**Task objective**
Only the lines from the line containing "What matplotlib code" to the line containing "from matplotlib.ticker import", with both of those lines, are to be repeated exactly. Leave the images out.

**Raw records**
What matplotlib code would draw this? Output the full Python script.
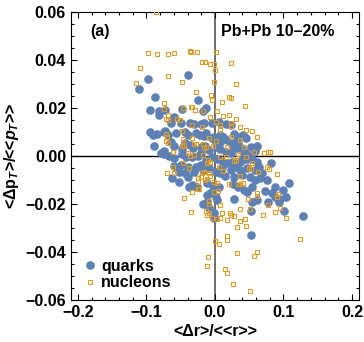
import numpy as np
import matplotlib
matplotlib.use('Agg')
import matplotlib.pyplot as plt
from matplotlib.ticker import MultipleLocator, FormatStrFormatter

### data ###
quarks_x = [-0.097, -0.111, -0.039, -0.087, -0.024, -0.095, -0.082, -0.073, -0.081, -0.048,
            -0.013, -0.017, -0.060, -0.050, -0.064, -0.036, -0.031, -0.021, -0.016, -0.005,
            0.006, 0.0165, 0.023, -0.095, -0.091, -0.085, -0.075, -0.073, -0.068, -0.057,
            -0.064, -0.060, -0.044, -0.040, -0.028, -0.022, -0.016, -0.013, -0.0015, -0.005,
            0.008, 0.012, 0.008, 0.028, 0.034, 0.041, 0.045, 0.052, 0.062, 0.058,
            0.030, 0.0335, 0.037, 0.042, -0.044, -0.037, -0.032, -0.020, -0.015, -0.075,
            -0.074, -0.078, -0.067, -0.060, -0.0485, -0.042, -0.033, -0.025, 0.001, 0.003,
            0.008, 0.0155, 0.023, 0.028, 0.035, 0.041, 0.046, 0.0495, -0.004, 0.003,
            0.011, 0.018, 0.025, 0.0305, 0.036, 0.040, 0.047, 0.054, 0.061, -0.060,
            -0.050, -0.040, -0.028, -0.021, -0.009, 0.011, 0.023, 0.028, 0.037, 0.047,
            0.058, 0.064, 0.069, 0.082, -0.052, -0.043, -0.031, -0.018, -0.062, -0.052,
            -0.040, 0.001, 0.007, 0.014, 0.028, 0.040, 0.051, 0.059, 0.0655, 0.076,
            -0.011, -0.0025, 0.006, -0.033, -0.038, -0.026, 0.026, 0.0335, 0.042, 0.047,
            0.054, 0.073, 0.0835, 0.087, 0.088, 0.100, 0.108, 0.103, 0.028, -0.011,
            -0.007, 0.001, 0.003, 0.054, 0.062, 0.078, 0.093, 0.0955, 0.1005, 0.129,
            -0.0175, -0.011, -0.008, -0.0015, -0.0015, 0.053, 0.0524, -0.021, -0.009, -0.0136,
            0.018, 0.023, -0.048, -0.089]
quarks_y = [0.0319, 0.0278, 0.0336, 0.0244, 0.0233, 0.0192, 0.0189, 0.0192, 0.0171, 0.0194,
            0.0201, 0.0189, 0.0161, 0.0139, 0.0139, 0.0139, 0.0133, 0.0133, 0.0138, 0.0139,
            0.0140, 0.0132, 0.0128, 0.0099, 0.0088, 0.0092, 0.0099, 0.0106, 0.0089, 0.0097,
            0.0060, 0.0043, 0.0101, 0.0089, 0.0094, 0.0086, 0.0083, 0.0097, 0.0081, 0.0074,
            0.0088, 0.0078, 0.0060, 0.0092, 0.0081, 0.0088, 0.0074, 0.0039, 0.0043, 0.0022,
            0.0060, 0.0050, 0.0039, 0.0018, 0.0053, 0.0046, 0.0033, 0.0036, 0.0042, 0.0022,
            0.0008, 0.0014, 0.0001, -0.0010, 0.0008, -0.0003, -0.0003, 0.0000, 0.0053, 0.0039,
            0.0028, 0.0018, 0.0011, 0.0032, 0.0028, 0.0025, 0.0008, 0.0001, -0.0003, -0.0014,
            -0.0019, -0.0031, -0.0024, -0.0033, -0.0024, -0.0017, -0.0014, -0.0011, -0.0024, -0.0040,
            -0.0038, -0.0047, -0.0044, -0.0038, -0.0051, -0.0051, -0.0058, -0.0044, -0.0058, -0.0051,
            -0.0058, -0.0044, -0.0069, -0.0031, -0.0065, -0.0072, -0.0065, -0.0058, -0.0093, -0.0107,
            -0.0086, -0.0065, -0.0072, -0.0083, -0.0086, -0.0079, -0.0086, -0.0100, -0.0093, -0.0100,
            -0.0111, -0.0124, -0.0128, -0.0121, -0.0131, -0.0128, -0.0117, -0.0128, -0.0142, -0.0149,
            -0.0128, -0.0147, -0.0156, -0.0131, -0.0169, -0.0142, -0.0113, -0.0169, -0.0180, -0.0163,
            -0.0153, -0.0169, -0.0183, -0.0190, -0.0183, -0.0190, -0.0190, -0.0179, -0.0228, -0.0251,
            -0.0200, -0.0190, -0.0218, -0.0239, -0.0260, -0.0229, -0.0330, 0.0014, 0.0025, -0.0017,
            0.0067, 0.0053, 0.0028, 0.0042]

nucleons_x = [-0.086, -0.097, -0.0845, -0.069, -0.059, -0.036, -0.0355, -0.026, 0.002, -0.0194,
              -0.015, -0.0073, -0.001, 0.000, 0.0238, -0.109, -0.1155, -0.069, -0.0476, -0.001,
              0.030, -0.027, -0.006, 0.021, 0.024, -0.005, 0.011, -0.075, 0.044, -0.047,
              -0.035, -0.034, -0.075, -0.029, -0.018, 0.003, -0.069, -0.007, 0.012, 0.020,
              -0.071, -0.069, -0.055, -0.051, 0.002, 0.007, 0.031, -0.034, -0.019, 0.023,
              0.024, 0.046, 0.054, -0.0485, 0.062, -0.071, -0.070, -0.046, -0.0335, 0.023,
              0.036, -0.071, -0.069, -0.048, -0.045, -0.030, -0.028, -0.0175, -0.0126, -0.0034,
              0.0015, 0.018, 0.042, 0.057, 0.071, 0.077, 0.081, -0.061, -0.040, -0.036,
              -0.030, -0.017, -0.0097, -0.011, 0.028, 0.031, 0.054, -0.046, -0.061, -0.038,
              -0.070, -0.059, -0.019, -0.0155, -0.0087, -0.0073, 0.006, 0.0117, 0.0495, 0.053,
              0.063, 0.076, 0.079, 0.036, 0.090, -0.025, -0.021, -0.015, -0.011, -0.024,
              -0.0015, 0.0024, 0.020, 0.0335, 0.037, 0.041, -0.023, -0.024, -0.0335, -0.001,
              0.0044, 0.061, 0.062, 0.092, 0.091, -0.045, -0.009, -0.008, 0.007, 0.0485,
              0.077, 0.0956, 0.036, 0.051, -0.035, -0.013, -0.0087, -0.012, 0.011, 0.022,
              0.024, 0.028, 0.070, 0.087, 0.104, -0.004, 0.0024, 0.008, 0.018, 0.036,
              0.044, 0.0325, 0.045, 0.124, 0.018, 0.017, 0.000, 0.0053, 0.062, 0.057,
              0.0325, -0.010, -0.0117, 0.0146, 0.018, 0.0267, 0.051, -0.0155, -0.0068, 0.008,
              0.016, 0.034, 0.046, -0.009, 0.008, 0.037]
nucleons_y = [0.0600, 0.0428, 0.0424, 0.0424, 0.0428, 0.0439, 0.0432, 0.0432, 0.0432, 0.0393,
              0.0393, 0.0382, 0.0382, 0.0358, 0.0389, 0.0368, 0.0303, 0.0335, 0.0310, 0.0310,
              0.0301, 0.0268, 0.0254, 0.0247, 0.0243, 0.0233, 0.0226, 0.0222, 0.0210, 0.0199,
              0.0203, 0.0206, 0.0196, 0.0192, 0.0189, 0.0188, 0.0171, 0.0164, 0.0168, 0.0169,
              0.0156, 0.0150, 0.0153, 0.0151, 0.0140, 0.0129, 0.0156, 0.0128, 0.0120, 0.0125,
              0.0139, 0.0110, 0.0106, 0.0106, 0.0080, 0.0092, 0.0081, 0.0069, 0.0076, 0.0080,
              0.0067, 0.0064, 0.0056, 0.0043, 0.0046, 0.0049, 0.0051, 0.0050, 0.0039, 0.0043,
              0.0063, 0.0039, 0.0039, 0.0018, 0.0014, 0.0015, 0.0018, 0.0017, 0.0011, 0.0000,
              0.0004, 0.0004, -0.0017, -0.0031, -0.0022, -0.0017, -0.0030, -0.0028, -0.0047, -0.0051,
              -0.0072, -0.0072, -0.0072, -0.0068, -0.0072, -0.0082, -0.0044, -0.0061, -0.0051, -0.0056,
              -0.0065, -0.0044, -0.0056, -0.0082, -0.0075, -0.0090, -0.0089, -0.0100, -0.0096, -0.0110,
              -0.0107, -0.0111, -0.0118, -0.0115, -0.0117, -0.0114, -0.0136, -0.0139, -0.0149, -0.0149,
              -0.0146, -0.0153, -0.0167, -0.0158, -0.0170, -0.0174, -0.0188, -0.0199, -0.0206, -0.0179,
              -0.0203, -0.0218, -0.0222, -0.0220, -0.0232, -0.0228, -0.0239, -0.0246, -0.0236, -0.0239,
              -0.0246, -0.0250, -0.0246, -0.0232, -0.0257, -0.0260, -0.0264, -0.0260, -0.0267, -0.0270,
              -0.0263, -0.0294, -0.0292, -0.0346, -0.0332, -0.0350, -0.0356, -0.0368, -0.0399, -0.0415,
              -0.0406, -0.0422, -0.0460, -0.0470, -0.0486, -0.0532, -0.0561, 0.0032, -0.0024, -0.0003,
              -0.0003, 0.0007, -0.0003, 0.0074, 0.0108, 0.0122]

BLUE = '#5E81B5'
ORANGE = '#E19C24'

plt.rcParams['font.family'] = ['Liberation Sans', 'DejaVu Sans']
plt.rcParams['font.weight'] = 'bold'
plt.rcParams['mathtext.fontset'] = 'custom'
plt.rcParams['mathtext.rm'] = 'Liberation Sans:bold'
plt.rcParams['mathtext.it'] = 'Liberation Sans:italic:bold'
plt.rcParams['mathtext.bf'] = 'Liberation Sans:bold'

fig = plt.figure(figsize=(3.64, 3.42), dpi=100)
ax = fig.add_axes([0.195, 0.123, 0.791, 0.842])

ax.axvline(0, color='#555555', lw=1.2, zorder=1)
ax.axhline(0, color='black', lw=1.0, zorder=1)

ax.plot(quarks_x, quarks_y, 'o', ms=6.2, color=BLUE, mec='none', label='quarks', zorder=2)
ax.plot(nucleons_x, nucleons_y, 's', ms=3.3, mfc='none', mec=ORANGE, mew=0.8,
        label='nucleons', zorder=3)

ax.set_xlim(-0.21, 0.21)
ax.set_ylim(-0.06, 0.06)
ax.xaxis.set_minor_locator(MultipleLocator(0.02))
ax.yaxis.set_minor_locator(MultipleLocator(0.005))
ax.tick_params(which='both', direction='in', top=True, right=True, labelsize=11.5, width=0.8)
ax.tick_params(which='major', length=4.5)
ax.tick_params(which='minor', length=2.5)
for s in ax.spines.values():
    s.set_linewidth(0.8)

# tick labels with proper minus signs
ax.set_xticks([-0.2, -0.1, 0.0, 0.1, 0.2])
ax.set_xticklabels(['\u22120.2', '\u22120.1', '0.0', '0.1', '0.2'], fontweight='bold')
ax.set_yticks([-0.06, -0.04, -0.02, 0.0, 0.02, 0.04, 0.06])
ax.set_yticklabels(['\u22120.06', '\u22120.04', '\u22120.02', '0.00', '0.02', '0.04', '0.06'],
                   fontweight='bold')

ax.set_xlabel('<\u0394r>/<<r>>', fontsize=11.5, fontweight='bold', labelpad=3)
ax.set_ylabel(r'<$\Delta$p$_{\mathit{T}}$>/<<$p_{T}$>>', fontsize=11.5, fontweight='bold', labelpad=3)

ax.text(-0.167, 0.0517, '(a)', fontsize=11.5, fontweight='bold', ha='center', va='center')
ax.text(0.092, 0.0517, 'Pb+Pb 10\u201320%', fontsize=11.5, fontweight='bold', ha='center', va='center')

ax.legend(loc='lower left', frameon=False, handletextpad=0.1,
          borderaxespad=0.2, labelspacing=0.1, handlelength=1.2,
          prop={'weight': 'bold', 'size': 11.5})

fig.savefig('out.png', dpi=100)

...

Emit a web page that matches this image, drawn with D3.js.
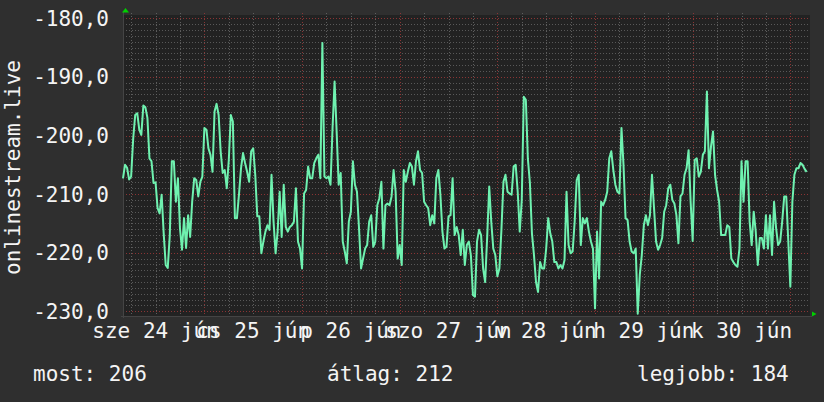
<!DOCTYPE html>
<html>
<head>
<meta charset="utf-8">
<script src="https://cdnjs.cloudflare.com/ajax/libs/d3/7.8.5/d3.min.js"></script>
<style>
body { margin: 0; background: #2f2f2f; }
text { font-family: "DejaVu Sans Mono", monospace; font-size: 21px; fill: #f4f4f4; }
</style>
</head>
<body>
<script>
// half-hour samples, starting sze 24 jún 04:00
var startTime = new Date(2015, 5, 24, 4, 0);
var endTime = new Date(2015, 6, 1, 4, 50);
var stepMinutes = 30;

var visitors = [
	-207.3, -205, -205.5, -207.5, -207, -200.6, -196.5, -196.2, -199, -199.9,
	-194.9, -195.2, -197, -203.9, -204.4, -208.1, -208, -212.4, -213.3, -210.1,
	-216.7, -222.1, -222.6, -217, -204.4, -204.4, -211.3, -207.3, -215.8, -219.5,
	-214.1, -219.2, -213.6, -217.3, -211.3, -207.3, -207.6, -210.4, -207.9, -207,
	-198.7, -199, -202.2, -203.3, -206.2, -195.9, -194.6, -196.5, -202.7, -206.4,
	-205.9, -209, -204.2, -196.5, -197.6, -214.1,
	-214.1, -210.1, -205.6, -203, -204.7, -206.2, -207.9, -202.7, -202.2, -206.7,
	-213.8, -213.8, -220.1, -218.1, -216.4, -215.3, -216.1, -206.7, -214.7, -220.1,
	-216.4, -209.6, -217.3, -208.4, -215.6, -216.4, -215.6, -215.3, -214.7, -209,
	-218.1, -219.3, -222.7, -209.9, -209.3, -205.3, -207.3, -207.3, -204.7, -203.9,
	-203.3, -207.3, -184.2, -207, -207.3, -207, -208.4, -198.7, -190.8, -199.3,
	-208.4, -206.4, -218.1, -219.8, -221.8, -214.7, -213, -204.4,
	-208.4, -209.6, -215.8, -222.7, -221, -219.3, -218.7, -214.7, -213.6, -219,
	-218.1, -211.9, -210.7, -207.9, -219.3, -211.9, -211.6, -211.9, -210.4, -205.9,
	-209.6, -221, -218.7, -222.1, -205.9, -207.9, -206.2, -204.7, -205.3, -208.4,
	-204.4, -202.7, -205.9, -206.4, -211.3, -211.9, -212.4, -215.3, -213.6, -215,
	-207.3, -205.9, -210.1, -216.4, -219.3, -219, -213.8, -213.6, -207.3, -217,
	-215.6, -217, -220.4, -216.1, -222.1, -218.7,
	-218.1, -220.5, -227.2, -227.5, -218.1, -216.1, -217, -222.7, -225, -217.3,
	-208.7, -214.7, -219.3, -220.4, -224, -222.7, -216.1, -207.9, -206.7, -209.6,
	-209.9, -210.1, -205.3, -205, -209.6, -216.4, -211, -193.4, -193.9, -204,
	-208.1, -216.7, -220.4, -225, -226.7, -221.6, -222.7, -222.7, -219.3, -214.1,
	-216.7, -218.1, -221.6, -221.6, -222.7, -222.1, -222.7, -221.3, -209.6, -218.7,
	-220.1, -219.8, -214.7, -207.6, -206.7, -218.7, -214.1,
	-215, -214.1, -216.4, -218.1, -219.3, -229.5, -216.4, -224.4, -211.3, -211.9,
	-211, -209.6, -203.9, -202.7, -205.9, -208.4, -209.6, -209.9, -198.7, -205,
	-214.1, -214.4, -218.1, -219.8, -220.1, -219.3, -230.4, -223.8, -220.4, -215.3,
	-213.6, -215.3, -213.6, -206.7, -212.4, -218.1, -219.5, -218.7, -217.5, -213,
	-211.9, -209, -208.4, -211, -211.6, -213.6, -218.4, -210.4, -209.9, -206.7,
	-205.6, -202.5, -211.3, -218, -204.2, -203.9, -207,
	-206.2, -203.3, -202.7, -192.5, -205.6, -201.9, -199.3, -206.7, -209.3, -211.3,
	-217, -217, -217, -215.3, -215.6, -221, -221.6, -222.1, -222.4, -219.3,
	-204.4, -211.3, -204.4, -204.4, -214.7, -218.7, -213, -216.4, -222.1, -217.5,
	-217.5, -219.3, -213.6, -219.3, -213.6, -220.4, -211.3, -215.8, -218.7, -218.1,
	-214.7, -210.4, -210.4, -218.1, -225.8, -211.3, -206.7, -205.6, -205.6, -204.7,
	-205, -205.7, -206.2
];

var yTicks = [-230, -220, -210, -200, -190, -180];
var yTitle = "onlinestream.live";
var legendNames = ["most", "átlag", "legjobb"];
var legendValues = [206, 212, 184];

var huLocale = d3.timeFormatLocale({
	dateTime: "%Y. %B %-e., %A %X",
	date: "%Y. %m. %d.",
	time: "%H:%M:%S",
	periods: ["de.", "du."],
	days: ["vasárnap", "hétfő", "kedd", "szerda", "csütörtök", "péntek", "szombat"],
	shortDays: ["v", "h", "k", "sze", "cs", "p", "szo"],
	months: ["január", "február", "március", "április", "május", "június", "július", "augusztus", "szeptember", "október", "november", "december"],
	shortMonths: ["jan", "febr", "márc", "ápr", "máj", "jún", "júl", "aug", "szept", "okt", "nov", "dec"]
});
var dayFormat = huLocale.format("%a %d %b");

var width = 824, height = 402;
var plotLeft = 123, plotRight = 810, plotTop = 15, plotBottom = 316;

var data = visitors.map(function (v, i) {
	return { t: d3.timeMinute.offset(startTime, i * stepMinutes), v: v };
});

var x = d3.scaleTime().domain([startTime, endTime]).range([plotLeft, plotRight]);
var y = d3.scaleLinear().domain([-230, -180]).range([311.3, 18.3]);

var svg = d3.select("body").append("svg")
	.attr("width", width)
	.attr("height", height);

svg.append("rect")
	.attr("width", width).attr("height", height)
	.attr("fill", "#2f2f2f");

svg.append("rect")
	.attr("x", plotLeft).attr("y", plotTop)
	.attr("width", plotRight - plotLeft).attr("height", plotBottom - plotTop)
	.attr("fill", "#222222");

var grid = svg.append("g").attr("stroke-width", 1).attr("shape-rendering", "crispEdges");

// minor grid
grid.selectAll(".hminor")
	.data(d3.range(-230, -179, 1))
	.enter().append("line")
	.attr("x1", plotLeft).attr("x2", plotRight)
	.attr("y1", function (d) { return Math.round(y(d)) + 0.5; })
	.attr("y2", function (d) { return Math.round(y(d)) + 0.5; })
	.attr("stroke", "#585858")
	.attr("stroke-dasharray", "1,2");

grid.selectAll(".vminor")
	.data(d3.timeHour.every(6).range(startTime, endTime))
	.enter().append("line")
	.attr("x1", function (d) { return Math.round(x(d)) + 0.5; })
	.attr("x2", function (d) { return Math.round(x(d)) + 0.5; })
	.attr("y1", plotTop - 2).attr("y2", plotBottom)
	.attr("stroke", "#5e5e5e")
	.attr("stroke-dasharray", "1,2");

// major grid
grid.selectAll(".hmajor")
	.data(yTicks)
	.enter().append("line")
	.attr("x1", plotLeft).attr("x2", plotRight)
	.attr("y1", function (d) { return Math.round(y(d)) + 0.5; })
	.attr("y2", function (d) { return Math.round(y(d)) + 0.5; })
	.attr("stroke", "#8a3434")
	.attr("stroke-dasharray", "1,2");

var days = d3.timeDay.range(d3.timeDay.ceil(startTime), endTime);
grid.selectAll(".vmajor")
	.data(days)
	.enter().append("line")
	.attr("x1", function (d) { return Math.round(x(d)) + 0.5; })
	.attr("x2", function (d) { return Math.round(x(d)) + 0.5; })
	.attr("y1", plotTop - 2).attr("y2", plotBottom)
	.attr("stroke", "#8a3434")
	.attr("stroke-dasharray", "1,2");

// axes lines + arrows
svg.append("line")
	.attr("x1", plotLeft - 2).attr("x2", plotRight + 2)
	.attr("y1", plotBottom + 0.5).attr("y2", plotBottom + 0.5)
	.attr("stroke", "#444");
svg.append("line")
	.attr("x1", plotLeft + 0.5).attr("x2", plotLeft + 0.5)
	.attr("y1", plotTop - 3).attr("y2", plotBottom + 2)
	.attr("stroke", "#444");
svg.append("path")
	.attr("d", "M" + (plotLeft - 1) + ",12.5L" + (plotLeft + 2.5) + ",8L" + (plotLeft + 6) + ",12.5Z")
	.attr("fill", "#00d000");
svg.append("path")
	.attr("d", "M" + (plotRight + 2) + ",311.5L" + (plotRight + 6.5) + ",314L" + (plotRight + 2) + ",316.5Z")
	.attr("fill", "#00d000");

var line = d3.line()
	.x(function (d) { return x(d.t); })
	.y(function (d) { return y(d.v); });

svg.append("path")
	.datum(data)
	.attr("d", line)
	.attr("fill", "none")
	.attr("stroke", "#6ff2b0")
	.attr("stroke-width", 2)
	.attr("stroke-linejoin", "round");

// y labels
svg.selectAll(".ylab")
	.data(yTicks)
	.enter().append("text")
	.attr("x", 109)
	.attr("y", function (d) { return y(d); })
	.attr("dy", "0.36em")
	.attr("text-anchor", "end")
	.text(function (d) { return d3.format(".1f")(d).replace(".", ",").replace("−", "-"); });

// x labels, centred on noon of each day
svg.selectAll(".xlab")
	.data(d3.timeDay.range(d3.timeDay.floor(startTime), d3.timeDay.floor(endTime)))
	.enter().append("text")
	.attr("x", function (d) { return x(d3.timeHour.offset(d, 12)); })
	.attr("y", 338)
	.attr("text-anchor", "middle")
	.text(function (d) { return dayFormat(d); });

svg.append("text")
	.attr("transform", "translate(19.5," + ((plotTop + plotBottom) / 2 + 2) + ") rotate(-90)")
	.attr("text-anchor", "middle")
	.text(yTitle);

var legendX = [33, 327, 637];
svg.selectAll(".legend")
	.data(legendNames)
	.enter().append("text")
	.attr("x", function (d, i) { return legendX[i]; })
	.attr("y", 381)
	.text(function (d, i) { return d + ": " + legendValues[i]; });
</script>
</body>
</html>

**Complete answer**
What matplotlib code would draw this? Output the full Python script.
import numpy as np
import matplotlib
matplotlib.use('Agg')
import matplotlib.pyplot as plt
from matplotlib.ticker import MultipleLocator, FormatStrFormatter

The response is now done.